MORGANTOWN -
Why not try to reinvent the wheel when it has already
fallen off?
West Virginia sophomore forward Kevin Noreen made it clear
that not all of his teammates knew how to run the offense they had been asked and
the result was what has now pushed to a 13-15 record.
The discussion carried over into practice as the
Mountaineers prepared to face Baylor, but along with it came a new vision and
new responsibilities, not to mention a new starting lineup.
"I'm kind of proud of our guys. We just put in a new offense
yesterday," Noreen said after the game. "It's really just ball screens, hand
offs, back cuts, dribble hand offs and I think it was pretty effective tonight.
We had a lot of looks at the basket, we had a lot of good, open shots. Didn't
convert many of the open shots, but we got those layups and good looks with
Turk [Deniz Kilicli] inside."
Kilicli finished the game just 1-of-7 from the field, but he
did have quality looks at times and the threat that he presented inside opened
looks outside. With 17 shots from behind the 3-point arc, WVU connected on just
three.
What Noreen complained about most after the team fell to
Oklahoma State, though, was that West Virginia could not run offense. The
missed shots hurt, but the failure to know and run a set is what killed them.
With this new look, one that had just been introduced a little over 24 hours
before the game, the story changed a bit.
"Actually, I think we did a great job executing the offense for
just putting it in, in a short period of time," sophomore guard Juwan Staten
said of WVU's sets. "We just want to involve teams in a lot of pick and roll
situations, get our guards going downhill, heading toward the rim, getting our
bigs rolling, giving the defense just a lot to think about. Making them move,
making them make decisions on the fly and I think we did a great job executing
that today."
Noreen credits the staff for dissecting the Baylor tape and
learning enough about the Bears to know that getting the offense moving in a
different direction could prove to be effective. The Mountaineers have made it
exceedingly simple for opponents to scout them, so the hope was that by bucking
their own trends, they could catch a team off guard.

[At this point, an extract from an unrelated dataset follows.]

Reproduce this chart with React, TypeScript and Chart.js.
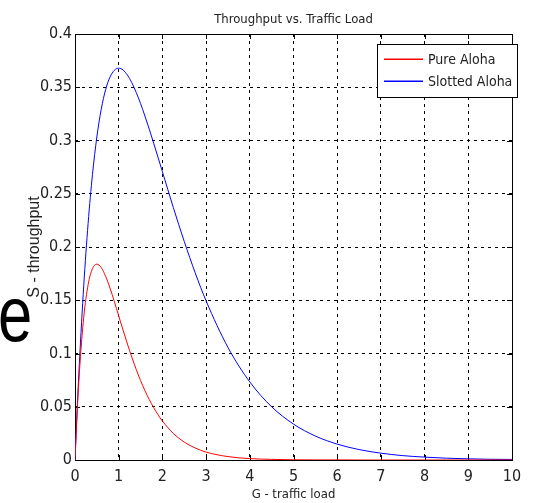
import React, { useEffect, useRef } from "react";
import { Chart, registerables } from "chart.js";

Chart.register(...registerables);

// ---- data ----
const G = [
  0, 0.05, 0.1, 0.2, 0.3, 0.4, 0.5, 0.6, 0.7, 0.8, 0.9, 1.0, 1.1, 1.2, 1.3, 1.4,
  1.5, 1.6, 1.7, 1.8, 1.9, 2.0, 2.25, 2.5, 2.75, 3.0, 3.5, 4.0, 4.5, 5.0, 5.5,
  6.0, 6.5, 7.0, 7.5, 8.0, 8.5, 9.0, 9.5, 10,
];
const pureAloha = [
  0, 0.0452, 0.0819, 0.1341, 0.1646, 0.1797, 0.1839, 0.1807, 0.1726, 0.1615,
  0.1488, 0.1353, 0.1219, 0.1089, 0.0966, 0.0851, 0.0747, 0.0652, 0.0567,
  0.0492, 0.0425, 0.0366, 0.025, 0.0168, 0.0113, 0.0074, 0.0032, 0.0013,
  0.0006, 0.0002, 0.0001, 0.0001, 0, 0, 0, 0, 0, 0, 0, 0,
];
const slottedAloha = [
  0, 0.0476, 0.0905, 0.1637, 0.2222, 0.2681, 0.3033, 0.3293, 0.3476, 0.3595,
  0.3659, 0.3679, 0.3662, 0.3614, 0.3543, 0.3452, 0.3347, 0.323, 0.3106,
  0.2975, 0.2842, 0.2707, 0.2371, 0.2052, 0.1758, 0.1494, 0.1057, 0.0733,
  0.05, 0.0337, 0.0225, 0.0149, 0.0098, 0.0064, 0.0041, 0.0027, 0.0017,
  0.0011, 0.0007, 0.0005,
];
const xTickValues = [0, 1, 2, 3, 4, 5, 6, 7, 8, 9, 10];
const yTickValues = [0, 0.05, 0.1, 0.15, 0.2, 0.25, 0.3, 0.35, 0.4];
const seriesLabels = ["Pure Aloha", "Slotted Aloha"];
const seriesColors = ["#ff0000", "#0000ff"];
const chartTitle = "Throughput vs. Traffic Load";
const xTitle = "G - traffic load";
const yTitle = "S - throughput";
const strayLetter = "e";

const NARROW = "'DejaVu Sans Condensed', 'Liberation Sans', sans-serif";
const REGULAR = "'Liberation Sans', Arial, sans-serif";

const decorPlugin = {
  id: "decor",
  beforeDatasetsDraw(chart: any) {
    const { ctx, chartArea } = chart;
    const { left, right, top, bottom } = chartArea;
    ctx.save();
    ctx.strokeStyle = "#000";
    ctx.lineWidth = 1;
    ctx.setLineDash([]);
    ctx.strokeRect(Math.round(left) + 0.5, Math.round(top) + 0.5, Math.round(right - left), Math.round(bottom - top));
    // inner tick marks (MATLAB style)
    const xs = chart.scales.x;
    const ys = chart.scales.y;
    const tl = 5;
    ctx.beginPath();
    xTickValues.forEach((v) => {
      const px = Math.round(xs.getPixelForValue(v)) + 0.5;
      ctx.moveTo(px, bottom);
      ctx.lineTo(px, bottom - tl);
      ctx.moveTo(px, top);
      ctx.lineTo(px, top + tl);
    });
    yTickValues.forEach((v) => {
      const py = Math.round(ys.getPixelForValue(v)) + 0.5;
      ctx.moveTo(left, py);
      ctx.lineTo(left + tl, py);
      ctx.moveTo(right, py);
      ctx.lineTo(right - tl, py);
    });
    ctx.stroke();
    ctx.restore();
  },
  afterDraw(chart: any) {
    const { ctx, chartArea } = chart;
    ctx.save();
    ctx.setLineDash([]);
    // title
    ctx.fillStyle = "#222";
    ctx.font = `13px ${NARROW}`;
    ctx.textAlign = "center";
    ctx.textBaseline = "alphabetic";
    ctx.fillText(chartTitle, (chartArea.left + chartArea.right) / 2, 23);

    // stray big letter at the left
    ctx.save();
    ctx.fillStyle = "#000";
    ctx.font = `77px ${REGULAR}`;
    ctx.textAlign = "left";
    ctx.translate(-2, 341);
    ctx.scale(0.8, 1);
    ctx.fillText(strayLetter, 0, 0);
    ctx.restore();

    // legend
    const bx = 377, by = 44, bw = 140, bh = 53;
    ctx.fillStyle = "#fff";
    ctx.fillRect(bx, by, bw, bh);
    ctx.strokeStyle = "#000";
    ctx.lineWidth = 1;
    ctx.strokeRect(bx + 0.5, by + 0.5, bw, bh);
    const rows = [59, 81];
    chart.data.datasets.forEach((ds: any, i: number) => {
      ctx.fillStyle = seriesColors[i];
      ctx.fillRect(384, rows[i] - 0.5, 39, 1.5);
      ctx.fillStyle = "#222";
      ctx.font = `14px ${NARROW}`;
      ctx.textAlign = "left";
      ctx.textBaseline = "middle";
      ctx.fillText(ds.label, 428, rows[i] + 1);
    });
    ctx.restore();
  },
};

export default function App() {
  const canvasRef = useRef<HTMLCanvasElement | null>(null);

  useEffect(() => {
    const canvas = canvasRef.current;
    if (!canvas) return;
    const datasets = [pureAloha, slottedAloha].map((vals, i) => ({
      label: seriesLabels[i],
      data: G.map((g, k) => ({ x: g, y: vals[k] })),
      borderColor: seriesColors[i],
      backgroundColor: seriesColors[i],
      borderWidth: 1,
      pointRadius: 0,
      cubicInterpolationMode: "monotone" as const,
      fill: false,
    }));

    const chart = new Chart(canvas, {
      type: "line",
      data: { datasets },
      plugins: [decorPlugin],
      options: {
        responsive: false,
        animation: false,
        devicePixelRatio: 1,
        layout: { padding: { top: 34, right: 21, left: 0, bottom: 0 } },
        plugins: {
          legend: { display: false },
          title: { display: false },
          tooltip: { enabled: false },
        },
        scales: {
          x: {
            type: "linear",
            min: 0,
            max: 10,
            afterFit: (s: any) => {
              s.height = 43;
            },
            afterBuildTicks: (s: any) => {
              s.ticks = xTickValues.map((v) => ({ value: v }));
            },
            ticks: {
              padding: 7,
              color: "#222",
              font: { family: NARROW, size: 16 },
              maxRotation: 0,
              callback: (v: any) => String(v),
            },
            grid: {
              color: "#000",
              lineWidth: 1,
              drawTicks: false,
            },
            border: { display: false, dash: [3, 4] },
            title: {
              display: true,
              text: xTitle,
              color: "#222",
              font: { family: NARROW, size: 13, lineHeight: 1 },
              padding: { top: 0, bottom: 2 },
            },
          },
          y: {
            type: "linear",
            min: 0,
            max: 0.4,
            afterFit: (s: any) => {
              s.width = 75;
            },
            afterBuildTicks: (s: any) => {
              s.ticks = yTickValues.map((v) => ({ value: v }));
            },
            ticks: {
              padding: 3,
              color: "#222",
              font: { family: NARROW, size: 16 },
              callback: (v: any) => String(Number(Number(v).toFixed(2))),
            },
            grid: {
              color: "#000",
              lineWidth: 1,
              drawTicks: false,
            },
            border: { display: false, dash: [3, 4] },
            title: {
              display: true,
              text: yTitle,
              color: "#222",
              font: { family: REGULAR, size: 16, lineHeight: 1 },
              padding: { top: 27, bottom: 0 },
            },
          },
        },
      },
    });
    return () => chart.destroy();
  }, []);

  return (
    <div style={{ position: "absolute", left: 0, top: 0, width: 533, height: 503, background: "#fff" }}>
      <canvas ref={canvasRef} width={533} height={503} />
    </div>
  );
}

"They watch enough film as a staff and they saw what Baylor's
tendencies are and how they played us last game," Noreen says. "We couldn't get
much at the basket because they were sagging off so much, so they put in this
and I think it was really good. It was really effective for us, but again, you
lose by three, it's not what we want."
While both Noreen and Staten lauded the staff for implementing
a game plan that put the players in position to get the victory, Huggins
brushes off the change. After all, with the consistent movement in the lineup
and the guess and check nature of this season, Wednesday's alterations were
just part of a long list.
"I've tried everything other than putting a peach basket up.
It gave us better movement. It's the same old thing. They don't guard a couple
of our guys and we haven't done a good enough job of making shots. We get
shots. It's not like we don't get shots."
That part of the deficiencies this season cannot hide. Connecting
on just 40 percent of their shots in 28 games, the Mountaineers have left
points off of the scoreboard. Freshman Eron Harris continues to be the guy who
shows the most proficiency at creating his own shot and knocking one down from
time to time, but he is largely alone in that category.
Until that part of the offense accompanies the growth that
goes into the rest of the possession leading up to it, the results won't show
in the win-loss record.
"I've been in the gym trying to work on my shooting, Kevin's
always in the gym working on his shooting, so are Eron and Terry [Henderson],"
says Staten. "As a team, we just need to continue working on our shooting so
that when we get our open shots, we can knock them down."
It's a problem that has plagued Huggins' teams since he
returned to his alma mater. Wednesday's plan may not have been the solution,
but if you ask the players, it was certainly a step in the right direction.